Nachdem der erste Teil bereits ansehnlich, aber auch vergleichsweise hardwarehungrig war, verwundert es nicht, dass Van Helsing 2 sich ähnlich präsentiert. Die Kulisse macht nach wie vor einiges her, die Gebiete sind abwechslungsreich. Doch wenn man mit einem Rechner am unteren Ende des empfohlenen Spektrums (Dual Core 2.0 GHz-CPU, nVidia 8800 GT, wenig RAM) unterwegs ist, kann das Geschehen auf dem Bildschirm in als sehr unangenehm empfundene Bildraten abrutschen. Mit einem ordentlichen System jedoch sorgen sowohl die Effekte als auch das liebevolle Artdesign mit seinem Faible für kleine Details und große Explosionen dafür, dass man gerne in der düsteren Welt von Van Helsing abtaucht - obwohl Aufwand und Ertrag in keiner vernünftigen Relation stehen.

Fazit

Neocore macht es clever: Man schließt erzählerisch an den ersten Teil an, nutzt die Fortschritte, die man durch Patches und Download-Inhalte am Vorgänger vornahm und erweitert diese. Man hat sofort Zugriff auf drei "Klassen", die aus Van Helsing entweder einen Zauberer, einen Ingenieur oder den bekannten Monsterjäger machen. Schnell entsteht der Hack&Slay-typische Motivationssog, der allerdings vom unausgewogenen Schwierigkeitsgrad häufig ins Wanken gebracht wird. Im ordentlichen, aber gegenwärtig nicht lagfreien Online-Modus wirken sich im Koop-Spiel die Probleme mit den großen Feindesgruppen nur selten aus.

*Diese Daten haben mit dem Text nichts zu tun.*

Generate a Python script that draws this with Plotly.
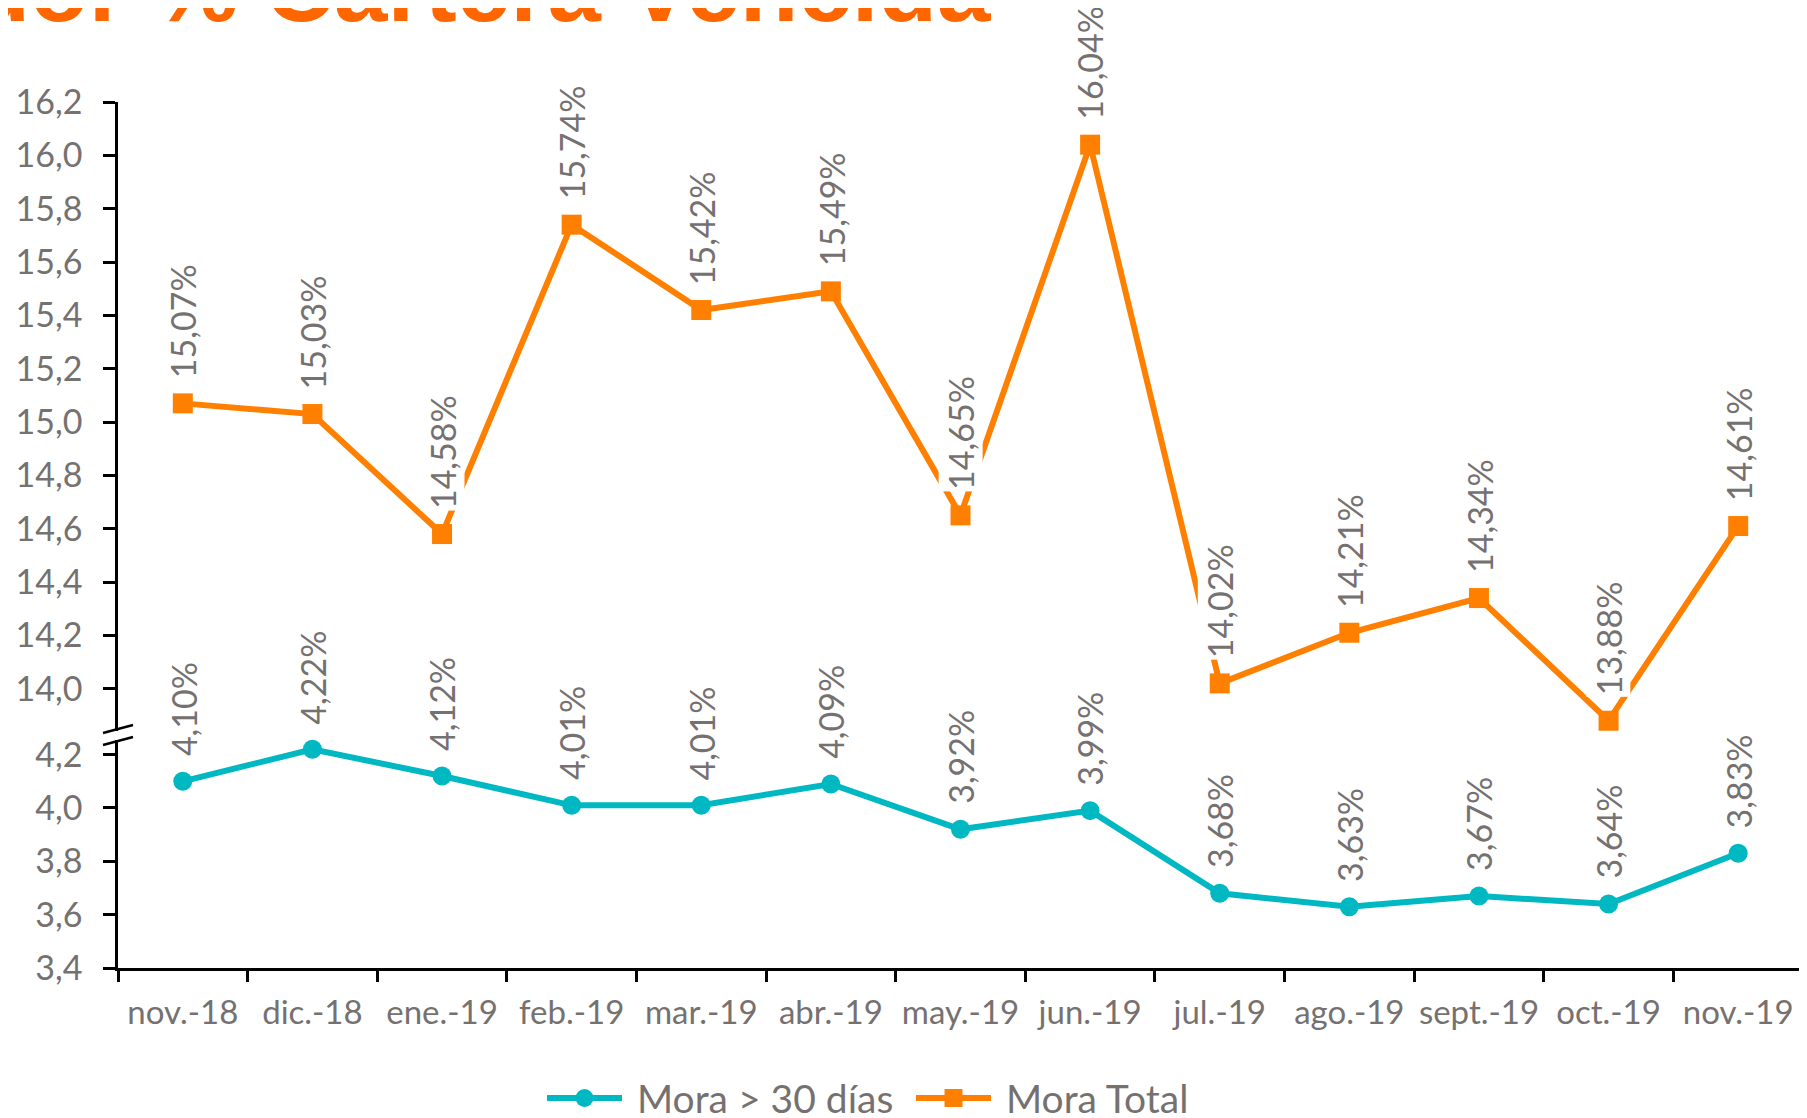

Hinzu kommt der Humor: Mit seinen zielsicher gesetzten Pointen, Anspielungen und Easter Eggs trifft er ebenso ins Ziel wie die Pistolen des Protagonisten. Schade ist allerdings, dass die verbesserten Tower-Defense-Elemente wie nahezu alles, was mit dem Unterschlupf zu tun hat, nur selten mehr als schmückendes Beiwerk ist und die Story nicht nur schwach, sondern konfus erzählt wird. Doch auch so ist das prall gefüllte Abenteuer in Borgovia ein lohnenswerter Ausflug für Beutejäger und Monstersammler.

Pro

einfache Steuerung
sehr charmanter Humor mit vielen Anspielungen auf Pop-Kultur
drei "Klassen"
umfangreiche Personalisierung
hohe Sammelmotivation
aktiv zuschaltbare Angriffs-Verstärkungen
ansehnliche Kulisse zwischen Fantasy und Steampunk-Flair
zahlreiche Möglichkeiten, Gegenstände aufzuwerten
Tower Defense-Variation sorgt für Abwechslung
variantenreiche Gegnerauswahl
gut agierende Kampfbegleitung
gute (englische) Sprachausgabe
ausgewogene Fähigkeiten
umfangreich
Online-Modus (Koop bis zu vier Spieler, PvP bis zu acht Spieler)

Kontra

konfuse Story
schwacher Einstieg
unausgewogener Schwierigkeitsgrad für Solisten
Schlupfwinkel-Verteidigung und -Missionen unerheblich
Online-Spiel technisch gelegentlich unsauber
vergleichsweise hohe Hardwareanforderungen

Wertung

PC

Beim zweiten Ausflug des Monsterjägers hat Neocore konsequent Feinschliff betrieben und bietet mehr von allem: Klassen, Fähigkeiten, Beute, Monster. Einige Elemente sind aber ebenso konfus integriert wie die Story.